AMR defends response times, laments lack of union support to recent wage hike offer
The union has not responded to AMR’s offer of a wage increase of 11.53% for EMTs and 11.86% for paramedics
By Stephanie Barry
SPRINGFIELD, Mass. — The top local official for American Medical Response held a press conference Friday to defend the ambulance service and its commitment to employees, which has recently come under fire amid a labor dispute.
AMR Regional Manager Patrick Pickering spoke to the media four days after dozens of EMTs and paramedics demonstrated outside the Cottage Street headquarters for the area’s dominant ambulance company.
“We want to make it absolutely clear that we care about two things: continuing to provide outstanding service to the city of Springfield and taking care of our employees who serve those communities,” said Pickering, flanked by a group of employees.
AMR or its predecessor company has held the city’s 911 call contract for more than a decade, city officials have said. In January, AMR purchased rival MedCare, absorbing its employees and its transfer contract with Baystate Medical Center. Employees on Monday said morale tanked and their workload went up after that.

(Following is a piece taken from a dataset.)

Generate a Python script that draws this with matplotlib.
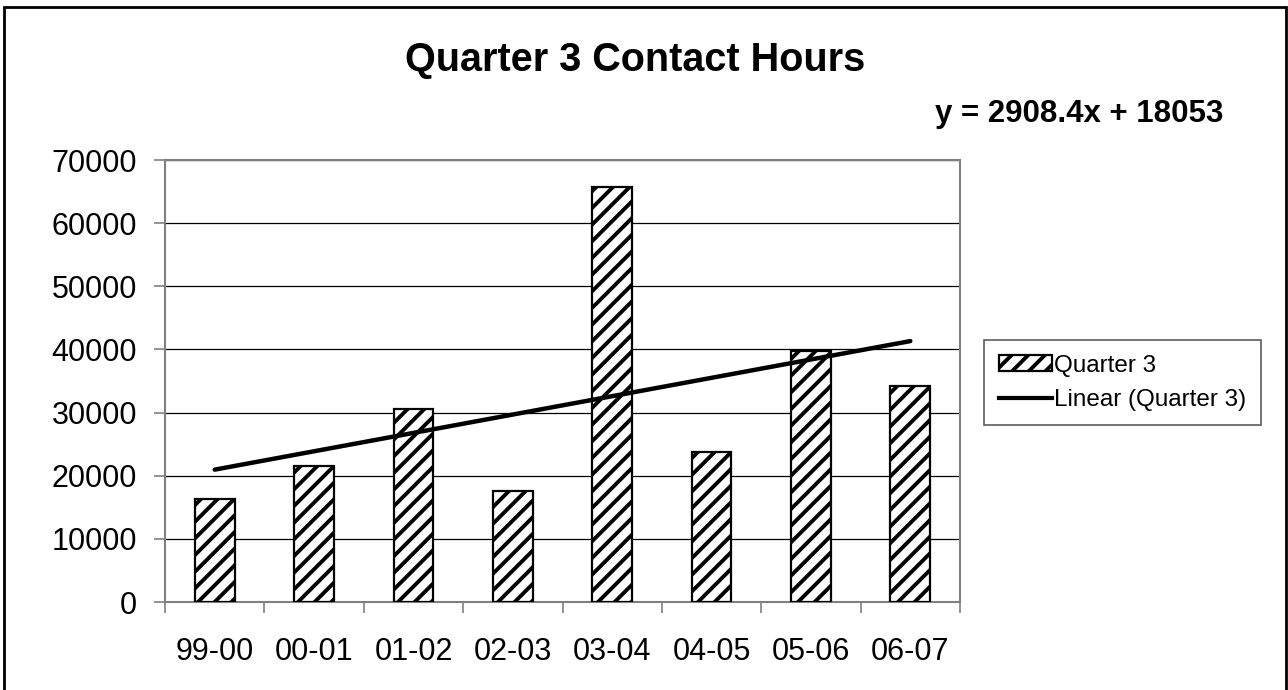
import matplotlib.pyplot as plt
from matplotlib.patches import Rectangle
from matplotlib.lines import Line2D

plt.rcParams['font.family'] = ['Liberation Sans', 'DejaVu Sans']
plt.rcParams['hatch.linewidth'] = 2.8

# data
categories = ['99-00', '00-01', '01-02', '02-03', '03-04', '04-05', '05-06', '06-07']
values = [16250, 21520, 30600, 17560, 65660, 23730, 39720, 34130]
slope = 2908.4
intercept = 18053
title = 'Quarter 3 Contact Hours'
series_name = 'Quarter 3'

fig = plt.figure(figsize=(12.88, 6.9), dpi=100)
ax = fig.add_axes([165 / 1288, 1 - 602 / 690, 795 / 1288, 442 / 690])

x = list(range(len(categories)))
bars = ax.bar(x, values, width=0.4, color='white', edgecolor='black',
              hatch='//', linewidth=1.6, zorder=3)

# linear trendline (Excel numbers categories from 1)
tx = [x[0], x[-1]]
ty = [slope * (i + 1) + intercept for i in tx]
ax.plot(tx, ty, color='black', linewidth=3.2, solid_capstyle='round', zorder=4)

ax.set_xlim(-0.5, len(categories) - 0.5)
ax.set_ylim(0, 70000)
ax.set_yticks(range(0, 70001, 10000))
ax.yaxis.grid(True, color='black', linewidth=0.9, zorder=0)

# ticks between categories, labels under the bars
ax.set_xticks([i - 0.5 for i in range(len(categories) + 1)])
ax.set_xticklabels([])
ax.set_xticks(x, minor=True)
ax.set_xticklabels(categories, minor=True)
ax.tick_params(axis='x', which='major', length=8, width=1.2, color='#808080', direction='out')
ax.tick_params(axis='x', which='minor', length=0, pad=25, labelsize=22)
ax.tick_params(axis='y', length=8, width=1.2, color='#808080', direction='out', pad=12, labelsize=22)

for s in ax.spines.values():
    s.set_color('#808080')
    s.set_linewidth(1.5)

fig.text(635 / 1288, 1 - 60 / 690, title, ha='center', va='center',
         fontsize=28.5, fontweight='bold')
fig.text(1223 / 1288, 1 - 114 / 690, 'y = 2908.4x + 18053', ha='right', va='center',
         fontsize=22.5, fontweight='bold')

handles = [
    Rectangle((0, 0), 1, 1, facecolor='white', edgecolor='black', hatch='//', linewidth=1.6),
    Line2D([0], [0], color='black', linewidth=3),
]
leg = fig.legend(handles, [series_name, 'Linear (Quarter 3)'],
                 loc='upper left', bbox_to_anchor=(984 / 1288, 1 - 340 / 690),
                 fontsize=17.5, frameon=True, fancybox=False, edgecolor='#333333',
                 handlelength=2.2, handleheight=0.6, handletextpad=0.1,
                 labelspacing=0.5, borderpad=0.6, borderaxespad=0)
leg.get_frame().set_linewidth(1.2)

# chart area border
fig.patches.append(Rectangle((4 / 1288, -0.02), 1282 / 1288, 1.02 - 7 / 690,
                             transform=fig.transFigure, fill=False,
                             edgecolor='black', linewidth=2))

fig.savefig('out.png', dpi=100)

Pickering provided statistics showing the company has met or exceeded its “on-time” call obligation with the city — which is 90% — each month. For the last three months, 911 calls ranged from 2,800 calls per month to more than 3,000, AMR statistics show. Pickering also said AMR’s cardiac arrest survival rates are among the best.
Union official Colt Cross, of OPEIU Local 6, said wages for EMTs are “not livable” and “barely above minimum wage.”
Pickering, on the other hand, said the union has not responded to AMR’s offer of an 11.53% wage increase for EMTs and an 11.86% wage hike for paramedics. Paramedics have higher levels of training and certifications.
“Combined with the raises our employees already received this year, our offer would result in EMTs receiving a 14% wage increase this year and our paramedics receiving 14.6% wage increases,” Pickering said.
The current contract is set to expire in June, he said.
“Despite fulfilling our obligations under our collective bargaining agreement, we recognized that a market wage adjustment was called for and we affirmatively reached out to our union to negotiate that adjustment,” Pickering said.
The union has not responded. Cross sent an early morning email to a reporter, calling the offer “insulting.”
“We have received talks with corporate AMR and they offered us an extremely low ball raise that was insulting to all us,” Cross wrote.
“We have employees every day saving lives, seeing things most people don’t ever want to. Things that give people nightmares all for just above minimum wage. Then they go home and can barely pay their bills or have to rely on state assistance,” he continued.
“They cant afford to see a doctor themselves or get their own medications. With how mentally and and physically demanding working as an EMT and Paramedic is working for just above minimum wage is just insulting and is showing AMR does not care about their employees or their health.”
Employees had planned another demonstration Friday afternoon but canceled it at the last minute.